Vargas Llosa tem razão: “Seria uma tragédia que a Cultura acabasse em puro entretenimento". Di-lo em entrevista ao “El País”, a propósito do lançamento do seu último livro “La Civilización del Espectáculo”, uma reflexão sobre o caos em que se converteu a Cultura, onde “como não há forma de saber que coisa é a Cultura, tudo é e nada é”.
O escritor peruano, Nobel da Literatura em 2010, sentiu-se progressivamente incomodado com o “triunfo da frivolidade” e concluiu que a civilização do espectáculo tem vindo a anestesiar os intelectuais, a desarmar a imprensa e a desvalorizar a política, um “espaço onde ganha terreno o cinismo e se estende a tolerância até à corrupção”.

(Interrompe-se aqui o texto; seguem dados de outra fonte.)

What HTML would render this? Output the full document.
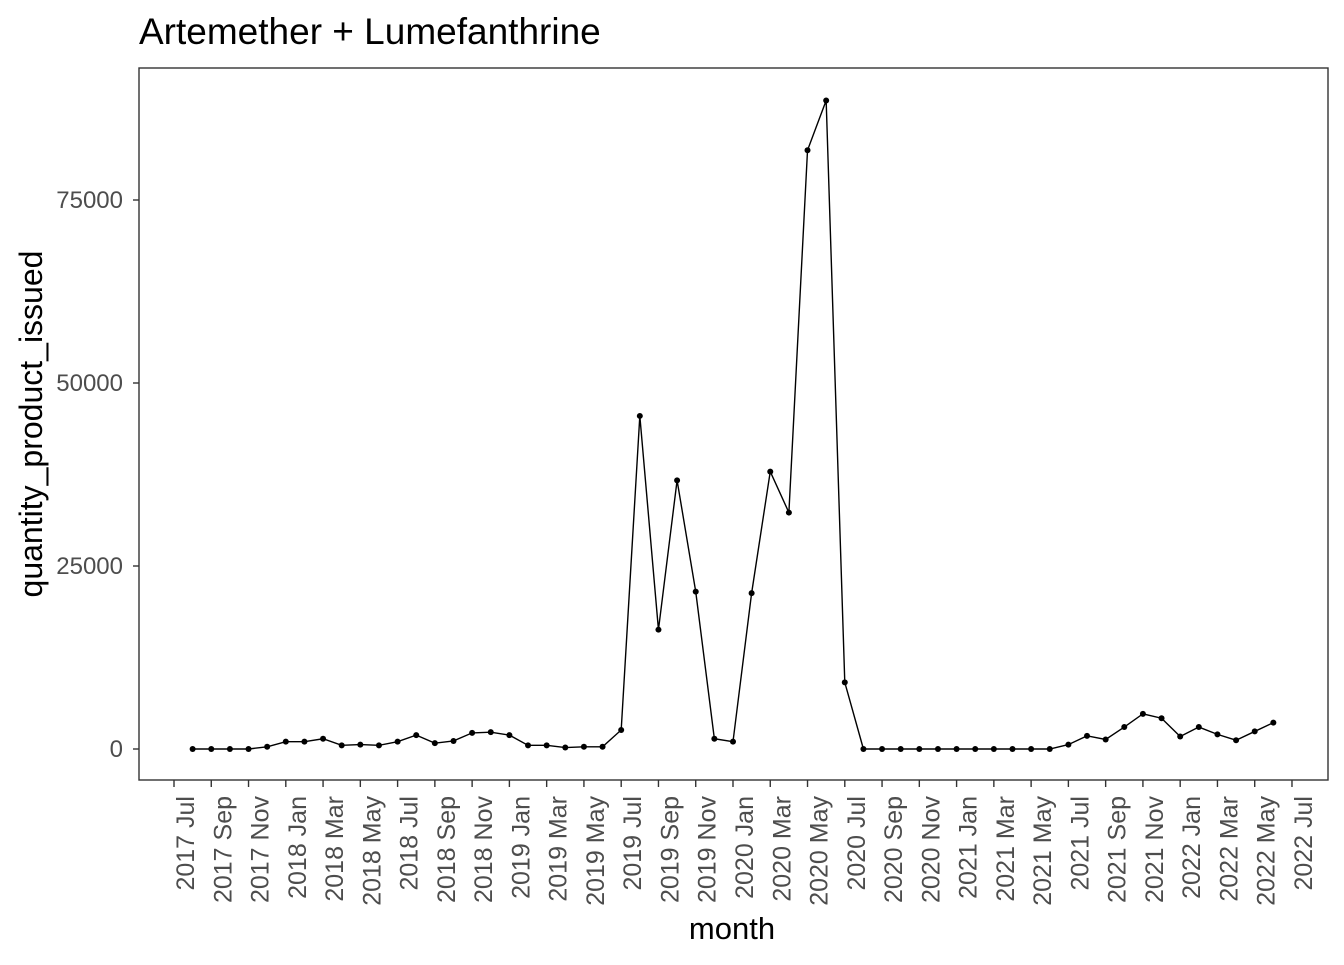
<!DOCTYPE html>
<html><head><meta charset="utf-8"><style>
body{margin:0;background:#fff;font-family:"Liberation Sans",sans-serif;}
</style></head><body>
<svg width="1344" height="960" xmlns="http://www.w3.org/2000/svg">
<text x="139" y="44" font-size="37" fill="#000">Artemether + Lumefanthrine</text>
<rect x="139" y="68" width="1189" height="712" fill="none" stroke="#333" stroke-width="1.4"/>
<g id="yaxis"></g>
<g id="xaxis"></g>
<g id="series"></g>
<text x="732" y="939" font-size="31" text-anchor="middle">month</text>
<text transform="translate(42,424) rotate(-90)" font-size="32" text-anchor="middle">quantity_product_issued</text>
</svg>
<script>
const yTicks=[0,25000,50000,75000];
const xTickLabels=["2017 Jul","2017 Sep","2017 Nov","2018 Jan","2018 Mar","2018 May","2018 Jul","2018 Sep","2018 Nov","2019 Jan","2019 Mar","2019 May","2019 Jul","2019 Sep","2019 Nov","2020 Jan","2020 Mar","2020 May","2020 Jul","2020 Sep","2020 Nov","2021 Jan","2021 Mar","2021 May","2021 Jul","2021 Sep","2021 Nov","2022 Jan","2022 Mar","2022 May","2022 Jul"];
// months since 2017 Jul, starting at 2017 Aug
const values=[0,0,0,0,300,1000,1000,1400,500,600,500,1000,1900,800,1100,2200,2300,1900,500,500,200,300,300,2600,45500,16300,36700,21500,1400,1000,21300,37900,32300,81800,88600,9100,0,0,0,0,0,0,0,0,0,0,0,600,1800,1300,3000,4800,4200,1700,3000,2000,1200,2400,3600];
const NS="http://www.w3.org/2000/svg";
const xScale=m=>174+18.633*m;
const yScale=v=>749-v*0.00732;
const yax=document.getElementById('yaxis'),xax=document.getElementById('xaxis'),ser=document.getElementById('series');
function mk(tag,attrs,parent){const e=document.createElementNS(NS,tag);for(const k in attrs)e.setAttribute(k,attrs[k]);parent.appendChild(e);return e;}
yTicks.forEach(v=>{
  const y=yScale(v);
  const t=mk('line',{x1:133,x2:139,y1:y,y2:y,stroke:'#333','stroke-width':1.4},yax);
  
  
  const l=mk('text',{x:123,y:y+8,'font-size':24,fill:'#4d4d4d','text-anchor':'end'},yax);
  l.textContent=v;
  
  
});
xTickLabels.forEach((lab,i)=>{
  const x=xScale(i*2);
  const t=mk('line',{x1:x,x2:x,y1:780,y2:787,stroke:'#333','stroke-width':1.4},xax);
  
  
  const l=mk('text',{transform:`translate(${x+20},796) rotate(-90)`,'font-size':25,fill:'#4d4d4d','text-anchor':'end'},xax);
  l.textContent=lab;
  
  
});
const pts=values.map((v,i)=>xScale(i+1)+','+yScale(v)).join(' ');
const pl=mk('polyline',{points:pts,fill:'none',stroke:'#000','stroke-width':1.4},ser);


values.forEach((v,i)=>{
  const c=mk('circle',{cx:xScale(i+1),cy:yScale(v),r:3,fill:'#000'},ser);
  
  
});
</script>
</body></html>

Fixemo-nos, primeiro, na anestesia. Servem-se hoje nos canais de TV, em doses superlativas, o futebol, as novelas, os concursos e, periodicamente, os “reality shows”. É a cultura do entretenimento. E, com ela – como se impressiona Llosa – os “chefs” de cozinha ou os estilistas de moda disfrutam agora do “protagonismo que antes tinham os cientistas, os compositores e os filósofos”. Ou seja, citando-o ainda: “As estrelas de televisão e os grandes futebolistas exercem a influência que dantes tinham os professores, os pensadores ou os teólogos.”
Esta estratégia, contudo, parece garantir generosas audiências – que se tornaram o objectivo predominante das empresas de televisão, incluindo a televisão pública. Se o espaço público está tão absorvido pela banalização das coisas, como estranhar que, perante esta “anestesia colectiva”, os actores políticos valorizem o acessório em lugar do essencial?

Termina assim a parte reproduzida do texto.